Was Simon Sinek Right About Millennials?

"I love your books Mr. Sinek, but with all due respect, your answer on millennials in the workplace was wrong."

was Simon Sinek right

Not everyone was impressed by the Ted Talk that Simon Sinek gave about millennials a few weeks ago. Jared Buckley, a millennials skills coach, had a few word for Sinek in the Huffington Post.

Millennials are usually defined as the generation of people born anywhere from the early 1980s to the early 2000s. They generally have a reputation for being somewhat spoiled and expecting immediate gratification and advancement in their careers. Some would even go so far as to describe them as narcissistic.

Simon Sinek said that their addictions to the Internet, social media and their smart phones are all linked to their problems in the work place. He explained how this causes more depression and a lack of true human interaction in America’s younger generation today.
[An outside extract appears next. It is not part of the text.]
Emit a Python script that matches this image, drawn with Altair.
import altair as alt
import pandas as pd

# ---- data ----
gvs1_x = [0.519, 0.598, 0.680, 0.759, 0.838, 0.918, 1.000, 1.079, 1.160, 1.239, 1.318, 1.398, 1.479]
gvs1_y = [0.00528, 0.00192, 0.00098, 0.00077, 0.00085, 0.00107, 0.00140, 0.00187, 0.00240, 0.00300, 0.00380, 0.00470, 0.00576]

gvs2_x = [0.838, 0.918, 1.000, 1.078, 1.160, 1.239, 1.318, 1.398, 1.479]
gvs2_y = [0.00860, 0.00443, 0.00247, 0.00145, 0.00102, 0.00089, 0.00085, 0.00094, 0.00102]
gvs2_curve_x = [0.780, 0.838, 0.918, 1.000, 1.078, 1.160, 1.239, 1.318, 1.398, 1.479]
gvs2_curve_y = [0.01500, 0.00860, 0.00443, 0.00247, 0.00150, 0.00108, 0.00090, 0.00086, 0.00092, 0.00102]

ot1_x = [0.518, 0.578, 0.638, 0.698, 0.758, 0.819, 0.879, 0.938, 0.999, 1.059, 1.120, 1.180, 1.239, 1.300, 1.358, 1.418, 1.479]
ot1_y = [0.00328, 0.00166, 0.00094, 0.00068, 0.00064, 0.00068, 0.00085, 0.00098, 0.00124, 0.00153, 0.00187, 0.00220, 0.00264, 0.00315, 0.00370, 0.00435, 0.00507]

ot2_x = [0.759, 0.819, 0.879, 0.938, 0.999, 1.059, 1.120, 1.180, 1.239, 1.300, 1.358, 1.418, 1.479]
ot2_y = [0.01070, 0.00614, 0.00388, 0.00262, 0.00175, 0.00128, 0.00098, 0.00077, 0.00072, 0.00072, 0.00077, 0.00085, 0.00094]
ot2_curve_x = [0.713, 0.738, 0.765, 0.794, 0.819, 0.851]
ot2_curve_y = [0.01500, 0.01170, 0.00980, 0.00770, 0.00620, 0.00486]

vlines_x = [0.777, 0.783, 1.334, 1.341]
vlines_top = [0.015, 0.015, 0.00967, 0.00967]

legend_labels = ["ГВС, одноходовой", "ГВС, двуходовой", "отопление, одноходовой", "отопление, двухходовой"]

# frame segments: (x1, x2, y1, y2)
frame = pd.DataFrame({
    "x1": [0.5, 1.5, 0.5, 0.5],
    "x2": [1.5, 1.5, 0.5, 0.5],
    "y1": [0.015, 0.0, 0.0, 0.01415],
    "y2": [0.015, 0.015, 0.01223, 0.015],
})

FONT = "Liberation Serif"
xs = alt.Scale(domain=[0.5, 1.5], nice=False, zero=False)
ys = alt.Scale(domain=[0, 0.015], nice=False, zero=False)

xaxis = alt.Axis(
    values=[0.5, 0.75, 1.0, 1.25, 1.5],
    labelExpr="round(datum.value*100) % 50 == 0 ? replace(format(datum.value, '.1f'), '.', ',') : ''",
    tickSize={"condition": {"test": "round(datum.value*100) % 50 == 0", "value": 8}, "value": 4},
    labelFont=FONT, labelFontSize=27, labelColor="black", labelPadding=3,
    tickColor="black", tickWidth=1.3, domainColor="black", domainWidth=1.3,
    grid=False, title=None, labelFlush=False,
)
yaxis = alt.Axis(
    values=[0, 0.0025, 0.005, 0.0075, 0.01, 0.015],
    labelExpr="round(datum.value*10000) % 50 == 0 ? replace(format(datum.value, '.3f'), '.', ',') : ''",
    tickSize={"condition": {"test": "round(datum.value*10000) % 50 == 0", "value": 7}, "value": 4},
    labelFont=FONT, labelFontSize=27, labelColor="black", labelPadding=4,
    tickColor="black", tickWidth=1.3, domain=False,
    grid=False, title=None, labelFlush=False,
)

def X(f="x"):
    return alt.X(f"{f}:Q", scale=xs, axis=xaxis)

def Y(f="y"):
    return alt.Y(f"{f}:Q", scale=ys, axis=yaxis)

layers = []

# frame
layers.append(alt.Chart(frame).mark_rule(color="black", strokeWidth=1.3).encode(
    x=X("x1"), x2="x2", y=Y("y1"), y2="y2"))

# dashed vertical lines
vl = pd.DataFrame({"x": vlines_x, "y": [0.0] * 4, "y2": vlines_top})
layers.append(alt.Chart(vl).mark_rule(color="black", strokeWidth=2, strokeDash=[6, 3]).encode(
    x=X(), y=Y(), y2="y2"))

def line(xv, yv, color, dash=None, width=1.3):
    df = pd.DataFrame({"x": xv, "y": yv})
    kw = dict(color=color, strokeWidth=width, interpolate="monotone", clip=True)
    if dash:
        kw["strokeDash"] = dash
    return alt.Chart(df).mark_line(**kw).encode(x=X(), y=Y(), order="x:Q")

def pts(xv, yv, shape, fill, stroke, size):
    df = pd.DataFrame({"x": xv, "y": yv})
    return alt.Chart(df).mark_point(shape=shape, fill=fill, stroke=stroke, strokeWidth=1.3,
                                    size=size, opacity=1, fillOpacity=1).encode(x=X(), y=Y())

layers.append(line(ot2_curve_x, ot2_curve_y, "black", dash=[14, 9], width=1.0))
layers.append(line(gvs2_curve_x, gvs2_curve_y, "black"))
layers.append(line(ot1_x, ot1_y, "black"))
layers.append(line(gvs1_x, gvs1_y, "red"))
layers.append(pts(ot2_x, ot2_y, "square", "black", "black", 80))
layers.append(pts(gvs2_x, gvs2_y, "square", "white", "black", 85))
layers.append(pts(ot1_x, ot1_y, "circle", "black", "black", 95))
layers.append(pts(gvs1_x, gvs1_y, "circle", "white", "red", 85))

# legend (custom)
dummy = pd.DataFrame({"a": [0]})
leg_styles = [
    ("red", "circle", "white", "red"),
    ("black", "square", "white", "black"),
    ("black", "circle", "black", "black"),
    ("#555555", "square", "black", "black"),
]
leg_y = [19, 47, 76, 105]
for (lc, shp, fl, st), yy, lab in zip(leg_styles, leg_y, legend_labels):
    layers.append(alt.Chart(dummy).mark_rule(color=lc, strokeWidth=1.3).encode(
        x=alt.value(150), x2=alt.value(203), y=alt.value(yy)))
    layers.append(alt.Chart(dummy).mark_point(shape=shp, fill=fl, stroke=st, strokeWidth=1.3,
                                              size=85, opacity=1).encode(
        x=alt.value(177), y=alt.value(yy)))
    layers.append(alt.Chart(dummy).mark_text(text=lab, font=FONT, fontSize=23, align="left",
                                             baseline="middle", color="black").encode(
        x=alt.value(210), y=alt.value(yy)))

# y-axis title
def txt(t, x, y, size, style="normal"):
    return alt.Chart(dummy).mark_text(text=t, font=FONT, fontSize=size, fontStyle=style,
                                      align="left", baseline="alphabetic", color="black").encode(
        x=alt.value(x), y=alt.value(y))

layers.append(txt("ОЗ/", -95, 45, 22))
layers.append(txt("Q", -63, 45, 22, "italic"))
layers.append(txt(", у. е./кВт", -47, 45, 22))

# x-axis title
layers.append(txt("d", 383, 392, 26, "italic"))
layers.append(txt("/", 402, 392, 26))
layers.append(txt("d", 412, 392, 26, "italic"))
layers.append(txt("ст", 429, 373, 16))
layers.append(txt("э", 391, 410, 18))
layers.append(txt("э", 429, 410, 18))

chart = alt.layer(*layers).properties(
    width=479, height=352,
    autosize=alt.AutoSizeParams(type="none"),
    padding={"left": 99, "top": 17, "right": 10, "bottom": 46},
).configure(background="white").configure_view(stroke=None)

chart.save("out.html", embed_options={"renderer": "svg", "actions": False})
But Buckley feels that this is bunk.”I love your books Mr. Sinek, but with all due respect, your answer on millennials in the workplace was wrong,” said Jared Buckley. He criticized Simon Sinek mainly for committing the sin of making a broad generalization about an entire group of people.
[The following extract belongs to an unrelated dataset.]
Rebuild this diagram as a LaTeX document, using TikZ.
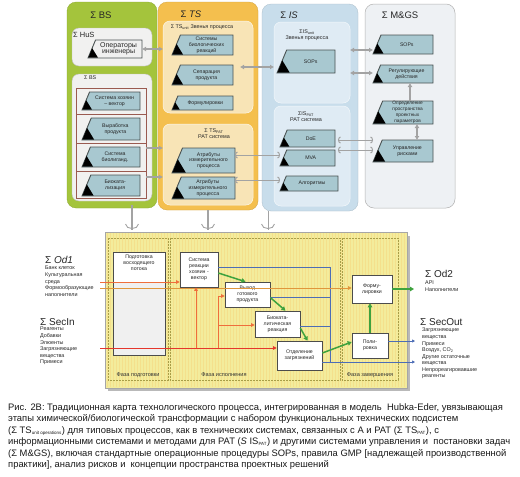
\documentclass[tikz,border=0pt]{standalone}
\usepackage{fontspec}
\setmainfont{Liberation Sans}
\usetikzlibrary{arrows.meta}
\definecolor{bsgreen}{HTML}{A4C43C}
\definecolor{bsin}{HTML}{F1F1F0}
\definecolor{tsor}{HTML}{F4BF4E}
\definecolor{tsin}{HTML}{F8E4B6}
\definecolor{isbl}{HTML}{C8DDEB}
\definecolor{isin}{HTML}{DFEBF4}
\definecolor{mgsc}{HTML}{EEF1F4}
\definecolor{tzf}{HTML}{A8C8D0}
\definecolor{tzd}{HTML}{4A5252}
\definecolor{byel}{HTML}{F3EC9C}
\definecolor{phc}{HTML}{A89E48}
\definecolor{orA}{HTML}{EF6E3C}
\definecolor{orB}{HTML}{E0963C}
\definecolor{redc}{HTML}{E5362C}
\definecolor{grn}{HTML}{3EA23E}
\definecolor{blu}{HTML}{4C6DB6}
\definecolor{arg}{HTML}{A3A3A3}
\definecolor{frm}{HTML}{9A5A50}
\tikzset{
 tzst/.style={fill=tzf, draw=tzd, line width=0.9pt},
 tzw/.style={fill=black!6, draw=tzd, line width=0.9pt},
 tztext/.style={font=\fontsize{5.2}{5.8}\selectfont, align=center, inner sep=0pt, text=black!85},
 ttl/.style={font=\fontsize{9.5}{10}\selectfont, inner sep=0pt, text=black!85},
 sttl/.style={font=\fontsize{5.4}{6}\selectfont, inner sep=0pt, align=center, text=black!85},
 wbox/.style={draw=black!70, fill=white, line width=0.6pt, inner sep=0pt, align=center, font=\fontsize{5.2}{5.9}\selectfont, text=black!85},
 lst/.style={font=\fontsize{5.4}{6.55}\selectfont, inner sep=0pt, align=left, anchor=north west, text=black!85},
 big/.style={font=\fontsize{10}{11}\selectfont, inner sep=0pt, anchor=west, text=black!85},
 captxt/.style={font=\fontsize{9.4}{11}\selectfont, inner sep=0pt, anchor=base west, text=black!90},
 gar/.style={draw=arg, line width=1.5pt, {Latex[length=4pt,width=5pt]}-{Latex[length=4pt,width=5pt]}},
 gac/.style={draw=arg, line width=1pt, {Arc Barb[length=2.5pt,width=7pt]}-{Arc Barb[length=2.5pt,width=7pt]}},
 gone/.style={draw=arg, line width=1.3pt, -{Latex[length=4pt,width=5pt]}},
 grnarr/.style={draw=grn, line width=1.5pt, -{Triangle[length=4pt,width=4.5pt]}},
 bl/.style={draw=blu, line width=0.7pt},
 blarr/.style={draw=blu, line width=0.7pt, -{Triangle[length=3pt,width=3pt]}},
 oraA/.style={draw=orA, line width=0.8pt, -{Triangle[length=3.5pt,width=3.5pt]}},
 oraB/.style={draw=orB, line width=0.9pt, -{Triangle[length=3.5pt,width=3.5pt]}},
 redarr/.style={draw=redc, line width=0.8pt, -{Triangle[length=3.5pt,width=3.5pt]}},
 phase/.style={draw=phc, line width=0.7pt, dash pattern=on 1.6pt off 1.4pt},
 phl/.style={font=\fontsize{5.6}{6}\selectfont, inner sep=0pt, text=black!80},
}
% trapezoid box: style, name, x1, y1, x2, y2, text
\newcommand\tzbox[7]{%
 \path[#1] ({#3+0.42*(#6-#4)},#4) -- (#5,#4) -- (#5,#6) -- (#3,#6) -- cycle;
 \fill[black] (#3+0.5,#6-0.5) -- ({#3+0.55*(#6-#4)},#6-0.5) -- ({#3+0.23*(#6-#4)},{#6-0.55*(#6-#4)}) -- cycle;
 \node[tztext] (#2) at ({(#3+#5)/2+0.2*(#6-#4)},{(#4+#6)/2}) {#7};
}
% fork-like receiving end: line from #1 to #2 ending in a cup
\newcommand\forkto[3]{%
 \draw[arg, line width=#3] (#1) -- (#2);
 \draw[arg, line width=0.9pt] ([xshift=-6.5pt,yshift=6pt]#2) .. controls ([xshift=-6pt,yshift=0pt]#2) and ([xshift=6pt,yshift=0pt]#2) .. ([xshift=6.5pt,yshift=6pt]#2);
}
\begin{document}
\begin{tikzpicture}[x=1pt,y=-1pt]
\useasboundingbox[fill=white] (0,0) rectangle (520,477);

% ===== BS =====
\draw[fill=bsgreen, draw=bsgreen!85!black, line width=0.3pt, rounded corners=9pt] (67,2) rectangle (157,208);
\node[ttl] (bsT) at (101,15) {Σ BS};
\draw[fill=bsin, draw=black!25, line width=0.4pt, rounded corners=7pt] (72,28) rectangle (152,66);
\node[ttl, font=\fontsize{7.5}{8}\selectfont, anchor=west] (husT) at (73,35) {Σ HuS};
\tzbox{tzw}{oper}{88}{40}{142}{58}{\fontsize{7}{8}\selectfont Операторы\\\fontsize{7}{8}\selectfont инженеры}
\draw[fill=bsin, draw=black!25, line width=0.4pt, rounded corners=7pt] (72,74) rectangle (152,201);
\node[sttl, anchor=west] (bs2T) at (84,78) {Σ BS};
\draw[frm, line width=0.5pt] (76,88) rectangle (146,198);
\draw[frm, line width=0.5pt] (76,114) -- (146,114) (76,143) -- (146,143) (76,171) -- (146,171);
\tzbox{tzst}{bs1}{82}{92}{140}{110}{Система хозяин\\– вектор}
\tzbox{tzst}{bs2}{82}{118}{140}{140}{Выработка\\продукта}
\tzbox{tzst}{bs3}{82}{147}{140}{167}{Система\\биолиганд.}
\tzbox{tzst}{bs4}{82}{175}{140}{196}{Биоката-\\лизация}

% ===== TS =====
\draw[fill=tsor, draw=tsor!85!black, line width=0.3pt, rounded corners=9pt] (158,2) rectangle (258,210);
\node[ttl] (tsT) at (191,14) {Σ \textit{TS}};
\draw[fill=tsin, draw=white!70!tsin, line width=0.5pt, rounded corners=7pt] (163,21) rectangle (253,113);
\node[sttl] (tsuT) at (202,27) {Σ TS\textsubscript{unit} Звенья процесса};
\tzbox{tzst}{ts1}{172}{35}{233}{55}{Системы\\биологических\\реакций}
\tzbox{tzst}{ts2}{172}{65}{233}{85}{Сепарация\\продукта}
\tzbox{tzst}{ts3}{172}{96}{233}{110}{Формулировки}
\draw[fill=tsin, draw=white!70!tsin, line width=0.5pt, rounded corners=7pt] (163,124) rectangle (253,205);
\node[sttl] (tspT) at (214,134) {Σ TS\textsubscript{PAT}\\PAT система};
\tzbox{tzst}{ts4}{172}{148}{235}{173}{Атрибуты\\измерительного\\процесса}
\tzbox{tzst}{ts5}{172}{177}{235}{199}{Атрибуты\\измерительного\\процесса}

% ===== IS =====
\draw[fill=isbl, draw=isbl!85!black, line width=0.3pt, rounded corners=9pt] (262,4) rectangle (358,211);
\node[ttl] (isT) at (289,15) {Σ \textit{IS}};
\draw[fill=isin, draw=white!60!isin, line width=0.5pt, rounded corners=7pt] (274,22) rectangle (350,103);
\node[sttl] (isuT) at (307,35) {ΣIS\textsubscript{unit}\\Звенья процесса};
\tzbox{tzst}{is1}{277}{50}{335}{73}{SOPs}
\draw[fill=isin, draw=white!60!isin, line width=0.5pt, rounded corners=7pt] (274,106) rectangle (350,206);
\node[sttl] (ispT) at (306,117) {ΣIS\textsubscript{PAT}\\PAT система};
\tzbox{tzst}{is2}{280}{130}{335}{147}{DoE}
\tzbox{tzst}{is3}{280}{150}{335}{166}{MVA}
\tzbox{tzst}{is4}{280}{176}{338}{191}{Алгоритмы}

% ===== M&GS =====
\draw[fill=mgsc, draw=black!30, line width=0.5pt, rounded corners=9pt] (365,4) rectangle (455,208);
\node[ttl] (mgT) at (400,15) {Σ M\&GS};
\tzbox{tzst}{mg1}{373}{35}{433}{54}{SOPs}
\tzbox{tzst}{mg2}{373}{65}{433}{83}{Регулирующие\\действия}
\tzbox{tzst}{mg3}{373}{101}{433}{124}{\fontsize{4.8}{5.2}\selectfont Определение\\\fontsize{4.8}{5.2}\selectfont пространства\\\fontsize{4.8}{5.2}\selectfont проектных\\\fontsize{4.8}{5.2}\selectfont параметров}
\tzbox{tzst}{mg4}{373}{140}{433}{162}{Управление\\рисками}

% ===== grey connectors top =====
\draw[gar] (142,49) -- (163,49);
\coordinate (tsR1) at (240,67);
\coordinate (isL1) at (274,67);
\draw[gar] (tsR1) -- (isL1);
\draw[gar] (350,50) -- (373,50);
\draw[gar] (350,73) -- (373,73);
\draw[gone] (146,148) -- (163,148);
\draw[gone] (146,177) -- (163,177);
\draw[gac] (235,155) -- (280,155);
\draw[gac] (235,180) -- (280,180);
\draw[gac] (338,140) -- (373,140);
\draw[gac] (338,150) -- (373,150);
\coordinate (mgu) at (410,101);
\coordinate (mgv) at (410,83);
\draw[gone] (mgu) -- (mgv);
\coordinate (mgw) at (417,124);
\coordinate (mgx) at (417,140);
\draw[gar] (mgw) -- (mgx);

% ===== bottom box =====
\fill[black!50, opacity=0.55] (108,236) rectangle (410,391);
\draw[fill=byel, draw=black!35, line width=0.5pt] (105,232) rectangle (407,388);
\foreach \xx in {107,110,...,405} \draw[byel!80!orange, line width=0.4pt, opacity=0.5] (\xx,233) -- (\xx,387);
\draw[phase] (108,238) rectangle (168,380);
\draw[phase] (170,238) rectangle (340,380);
\draw[phase] (342,238) rectangle (398,380);
\node[phl] (ph1) at (138,375) {Фаза подготовки};
\node[phl] (ph2) at (224,375) {Фаза исполнения};
\node[phl] (ph3) at (370,375) {Фаза завершения};

% forks from top systems
\coordinate (fk1a) at (132,205); \coordinate (fk1b) at (132,230);
\coordinate (fk2a) at (208,210); \coordinate (fk2b) at (208,230);
\coordinate (fk3a) at (268,211); \coordinate (fk3b) at (268,230);
\forkto{fk1a}{fk1b}{1.2pt}
\forkto{fk2a}{fk2b}{1.2pt}
\forkto{fk3a}{fk3b}{0.6pt}

% boxes
\fill[black!6] (113,252) rectangle (165,355);
\fill[white] (113,252) rectangle (165,283);
\draw[black!70, line width=0.6pt] (113,252) rectangle (165,355);
\node[wbox, draw=none, fill=none, anchor=north] (prep) at (139,255) {Подготовка\\восходящего\\потока};
\node[wbox, minimum width=38pt, minimum height=35pt] (sys) at (199,269.5) {Система\\реакции\\хозяин -\\вектор};
\node[wbox, minimum width=45pt, minimum height=25pt] (vyh) at (247.5,294.5) {Выход\\готового\\продукта};
\node[wbox, minimum width=45pt, minimum height=26pt] (bio) at (277.5,324) {Биоката-\\литическая\\реакция};
\node[wbox, minimum width=45pt, minimum height=29pt] (otd) at (299.5,355.5) {Отделение\\загрязнений};
\node[wbox, minimum width=40pt, minimum height=28pt] (form) at (372,289) {Форму-\\лировки};
\node[wbox, minimum width=36pt, minimum height=25pt] (pol) at (370,345.5) {Поли-\\ровка};

% blue lines
\coordinate (bxt) at (330,267);
\coordinate (bxb) at (330,362);
\coordinate (b2) at (330,297);
\coordinate (b3) at (330,326);
\coordinate (so1) at (415,362);
\coordinate (so2) at (415,341);
\draw[bl] (sys.east |- bxt) -- (bxt) -- (bxb);
\draw[bl] (vyh.east |- b2) -- (b2);
\draw[bl] (bio.east |- b3) -- (b3);
\draw[blarr] (otd.east |- so1) -- (so1);
\draw[blarr] (pol.east |- so2) -- (so2);

% orange / red lines
\coordinate (od1a) at (100,282);
\coordinate (od1b) at (100,288);
\coordinate (sin) at (100,348);
\coordinate (v1) at (196,348);
\coordinate (v2) at (218,348);
\coordinate (v2t) at (218,296);
\coordinate (v2m) at (218,325);
\draw[oraB] (od1b) -- (od1b -| form.west);
\draw[oraA] (od1a) -- (od1a -| sys.west);
\draw[redarr] (sin) -- (sin -| otd.west);
\draw[oraA] (v1) -- (v1 |- sys.south);
\draw[oraA] (v2) -- (v2t) -- (v2t -| vyh.west);
\draw[oraA] (v2m) -- (v2m -| bio.west);

% green arrows
\coordinate (od2a) at (414,289);
\draw[grnarr] ([yshift=-3.5pt]sys.east) -- ([xshift=-2pt]vyh.north);
\draw[grnarr] ([yshift=-3pt]vyh.east) -- ([xshift=8pt]bio.north);
\draw[grnarr] ([yshift=-4pt]bio.east) -- ([xshift=8pt]otd.north);
\draw[grnarr] ([yshift=2.5pt]otd.east) -- ([yshift=3.5pt]pol.west);
\draw[grnarr] (pol.north) -- (pol.north |- form.south);
\draw[grnarr] (form.east) -- (od2a);

% side labels
\node[big] (od1) at (45,260) {Σ \textit{Od1}};
\node[lst] (od1l) at (45,266) {Банк клеток\\Культуральная\\среда\\Формообразующие\\наполнители};
\node[big] (secin) at (40,322) {Σ SecIn};
\node[lst] (secinl) at (40,327) {Реагенты\\Добавки\\Элюенты\\Загрязняющие\\вещества\\Примеси};
\node[big] (od2) at (425,274) {Σ Od2};
\node[lst] (od2l) at (425,281) {API\\Наполнители};
\node[big] (secout) at (420,322) {Σ SecOut};
\node[lst] (secoutl) at (422,328) {Загрязняющие\\вещества\\Примеси\\Воздух, CO\textsubscript{2}\\Другие остаточные\\вещества\\Непрореагировавшие\\реагенты};

% caption
\node[captxt] (c1) at (8,410) {Рис. 2В: Традиционная карта технологического процесса, интегрированная в модель \ Hubka-Eder, увязывающая};
\node[captxt] (c2) at (8,421.5) {этапы химической/биологической трансформации с набором функциональных технических подсистем};
\node[captxt] (c3) at (8,433) {(Σ TS\textsubscript{\fontsize{4.5}{5}\selectfont unit operations}) для типовых процессов, как в технических системах, связанных с A и PAT (Σ TS\textsubscript{\fontsize{4.5}{5}\selectfont PAT}), с};
\node[captxt] (c4) at (8,444.5) {информационными системами и методами для PAT (\textit{S} IS\textsubscript{\fontsize{4.5}{5}\selectfont PAT}) и другими системами управления и \ постановки задач};
\node[captxt] (c5) at (8,456) {(Σ M\&GS), включая стандартные операционные процедуры SOPs, правила GMP [надлежащей производственной};
\node[captxt] (c6) at (8,467.5) {практики], анализ рисков и \ концепции пространства проектных решений};
\end{tikzpicture}
\end{document}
“I am sorry though, you cannot answer the ‘millennial question’ in 10 minutes or even 60 minutes,” added Buckley to Simon Sinek. “There are too many variables involved impacting the “millennial question.” To be clear, there are too many variables to definitively label any generation for that matter. Every individual, regardless of generational alignment, is unique to their experiences, characteristics, and talents. Generational insight can be helpful, but it still doesn’t define an “entire generation.”

Now Simon Sinek has been speaking about why so many would be entrepreneurials fail. He said that it is because they fail to collaborate enough with people who could help them out of s fear of having their ideas ripped off.

In an interview with the IoD Simon Sinek said “It’s perfectly understandable why you wouldn’t want to let go. It’s completely yours, you started it, it’s your baby. But that can only achieve a certain level of success. True scale has to involve other people.”

“What great leaders are capable of doing is extracting their purpose, their cause,” added Sinek. “Their belief, and finding those who believe what they believe so that those people will treat the business as if it’s their own baby.”

“The greatest compliment you can ever get as an entrepreneur is someone building the business for themselves and not for you.”

Well with all due respect to Simon Sinek, he seems to have forgotten that every successful entrepreneur brings in partners to help his new company grow. They all pitch their ideas to venture capital firms and angel investors.